>> BEGIN Provided data

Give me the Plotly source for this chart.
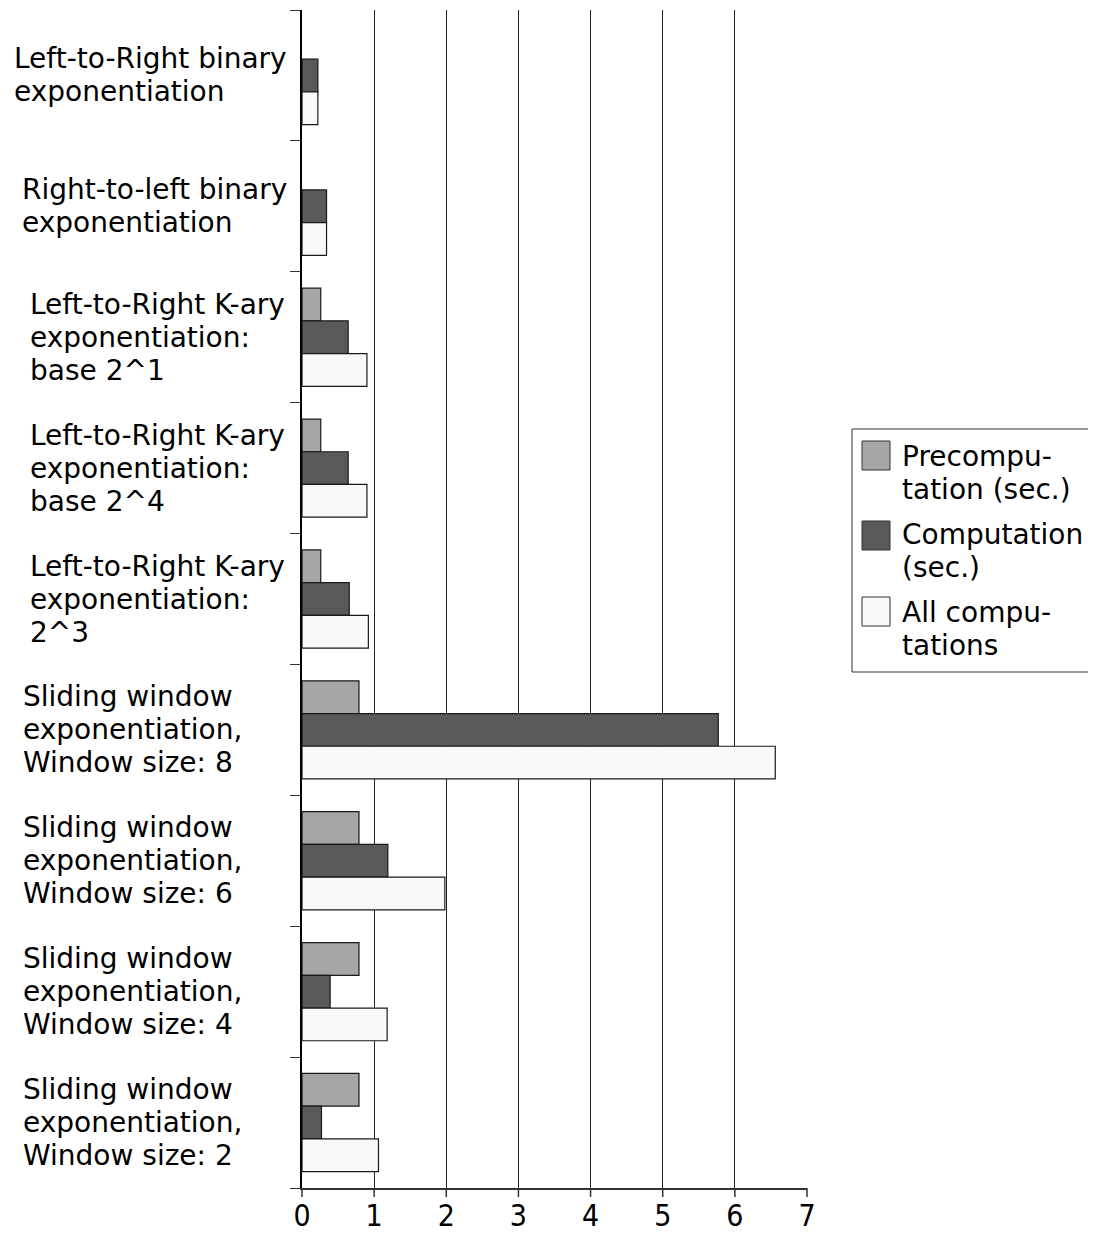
import plotly.graph_objects as go

categories = [
    "Left-to-Right binary\nexponentiation",
    "Right-to-left binary\nexponentiation",
    "Left-to-Right K-ary\nexponentiation:\nbase 2^1",
    "Left-to-Right K-ary\nexponentiation:\nbase 2^4",
    "Left-to-Right K-ary\nexponentiation:\n2^3",
    "Sliding window\nexponentiation,\nWindow size: 8",
    "Sliding window\nexponentiation,\nWindow size: 6",
    "Sliding window\nexponentiation,\nWindow size: 4",
    "Sliding window\nexponentiation,\nWindow size: 2",
]
precomputation = [None, None, 0.26, 0.26, 0.26, 0.79, 0.79, 0.79, 0.79]
computation = [0.22, 0.34, 0.64, 0.64, 0.655, 5.77, 1.19, 0.39, 0.27]
all_computations = [0.22, 0.34, 0.90, 0.90, 0.92, 6.56, 1.98, 1.18, 1.06]
series_names = ["Precompu-\ntation (sec.)", "Computation\n(sec.)", "All compu-\ntations"]
x_ticks = [0, 1, 2, 3, 4, 5, 6, 7]
x_range = [0, 7]

colors = ["#a6a6a6", "#595959", "#f9f9f9"]
FONT = "DejaVu Sans"
OFF = 8  # page body margin
SW, SH = 1096, 1234
W, H = SW - OFF, SH - OFF
# plot area in screen pixels
L, R, T, B = 302, 807, 10, 1188
LINE = 33

idx = list(range(len(categories)))
fig = go.Figure()
for vals, name, col in zip([precomputation, computation, all_computations], series_names, colors):
    fig.add_trace(go.Bar(
        y=idx, x=vals, orientation="h", name=name.replace("\n", " "),
        marker=dict(color=col, line=dict(color="#1a1a1a", width=1.2)),
        showlegend=False,
    ))

def px(xp):
    return (xp - L) / (R - L)

def py(yp):
    return (B - yp) / (B - T)

def lines_at(text, left, center, size=28):
    parts = text.split("\n")
    n = len(parts)
    for k, p in enumerate(parts):
        yc = center + (k - (n - 1) / 2) * LINE
        fig.add_annotation(x=px(left), xref="paper", y=py(yc), yref="paper", text=p,
                           showarrow=False, xanchor="left", yanchor="middle", align="left",
                           borderpad=0, font=dict(family=FONT, size=size, color="black"))

# category labels
label_left = [13, 21, 29, 29, 29, 22, 22, 22, 22]
band = (B - T) / len(categories)
for i, (lab, lx) in enumerate(zip(categories, label_left)):
    lines_at(lab, lx, T + band * (i + 0.5))

# x-axis tick marks below the axis line (decoration placed along the axis domain)
for v in x_ticks:
    f = (v - x_range[0]) / (x_range[1] - x_range[0])
    fig.add_shape(type="line", xref="x domain", yref="paper", x0=f, x1=f,
                  y0=0, y1=-9 / (B - T), line=dict(color="#333333", width=1.5))

# manual legend
fig.add_shape(type="rect", xref="paper", yref="paper",
              x0=px(852), x1=px(1110), y0=py(672), y1=py(429),
              line=dict(color="#333333", width=1), fillcolor="white", layer="above")
sw_tops = [441, 521, 597]
txt_centers = [472.5, 551, 628.5]
for name, col, st, tc in zip(series_names, colors, sw_tops, txt_centers):
    fig.add_shape(type="rect", xref="paper", yref="paper",
                  x0=px(862), x1=px(890), y0=py(st + 29), y1=py(st),
                  line=dict(color="#333333", width=1), fillcolor=col, layer="above")
    lines_at(name, 901, tc)

fig.update_layout(
    width=W, height=H,
    margin=dict(l=L - OFF, r=W - (R - OFF), t=T - OFF, b=H - (B - OFF), pad=0,
                autoexpand=False),
    paper_bgcolor="white", plot_bgcolor="white",
    barmode="group", bargap=0.25, bargroupgap=0,
    font=dict(family=FONT, size=28, color="black"),
    xaxis=dict(range=x_range, tickvals=x_ticks, ticktext=[str(v) for v in x_ticks],
               showgrid=True, gridcolor="#222222", gridwidth=1,
               showline=True, linecolor="#333333", linewidth=2,
               ticks="", automargin=False,
               zeroline=False, tickfont=dict(size=30, family="DejaVu Sans Condensed")),
    yaxis=dict(range=[len(categories) - 0.5, -0.5], tickmode="array",
               tickvals=[i - 0.5 for i in range(len(categories) + 1)],
               showticklabels=False, showgrid=False, zeroline=False,
               showline=True, linecolor="black", linewidth=2, automargin=False,
               ticks="outside", ticklen=10, tickcolor="#333333"),
)
fig.write_html("out.html")
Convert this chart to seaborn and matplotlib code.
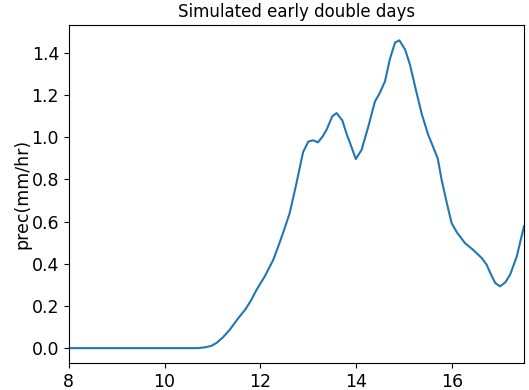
import matplotlib
matplotlib.use("Agg")
import matplotlib.pyplot as plt
import seaborn as sns
import pandas as pd

# Hour of day and simulated precipitation rate (mm/hr)
hours = [8.0, 8.5, 9.0, 9.5, 10.0, 10.5, 10.7, 10.85, 10.98, 11.08, 11.22, 11.36, 11.53, 11.69,
         11.8, 11.92, 12.09, 12.27, 12.4, 12.5, 12.61, 12.75, 12.89, 13.0, 13.1, 13.2, 13.3,
         13.38, 13.5, 13.59, 13.71, 13.8, 13.87, 13.99, 14.11, 14.25, 14.39, 14.49, 14.6,
         14.7, 14.81, 14.9, 15.02, 15.12, 15.26, 15.37, 15.5, 15.6, 15.7, 15.78, 15.89,
         15.99, 16.1, 16.27, 16.45, 16.62, 16.72, 16.8, 16.9, 17.0, 17.11, 17.21, 17.35, 17.5]
precip = [0.0, 0.0, 0.0, 0.0, 0.0, 0.0, 0.0, 0.004, 0.011, 0.024, 0.052, 0.087, 0.14, 0.185,
          0.225, 0.277, 0.34, 0.42, 0.50, 0.565, 0.64, 0.78, 0.93, 0.98, 0.986, 0.976, 1.005,
          1.036, 1.10, 1.115, 1.08, 1.015, 0.973, 0.897, 0.94, 1.05, 1.17, 1.21, 1.266,
          1.37, 1.45, 1.46, 1.416, 1.345, 1.21, 1.108, 1.013, 0.957, 0.90, 0.80, 0.688,
          0.593, 0.549, 0.498, 0.464, 0.427, 0.396, 0.355, 0.309, 0.293, 0.312, 0.348, 0.435, 0.578]

df = pd.DataFrame({"hour": hours, "precip": precip})

fig = plt.figure(figsize=(5.29, 3.9), dpi=100)
ax = fig.add_axes([0.130, 0.069, 0.8605, 0.867])
sns.lineplot(data=df, x="hour", y="precip", ax=ax, color="#1f77b4", linewidth=1.5)

ax.set_xlim(8, 17.5)
ax.set_ylim(-0.071, 1.533)
ax.set_xticks([8, 10, 12, 14, 16])
ax.set_yticks([0.0, 0.2, 0.4, 0.6, 0.8, 1.0, 1.2, 1.4])
ax.set_yticklabels(["0.0", "0.2", "0.4", "0.6", "0.8", "1.0", "1.2", "1.4"])
ax.tick_params(labelsize=12.5)
ax.set_xlabel("")
ax.set_ylabel("prec(mm/hr)", fontsize=12.5, labelpad=0)
ax.set_title("Simulated early double days", fontsize=12)

fig.savefig("out.png", dpi=100)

>> END Provided data

Short task:
List each line of the records that holds the string "chart".

Task output:
Give me the Plotly source for this chart.
Convert this chart to seaborn and matplotlib code.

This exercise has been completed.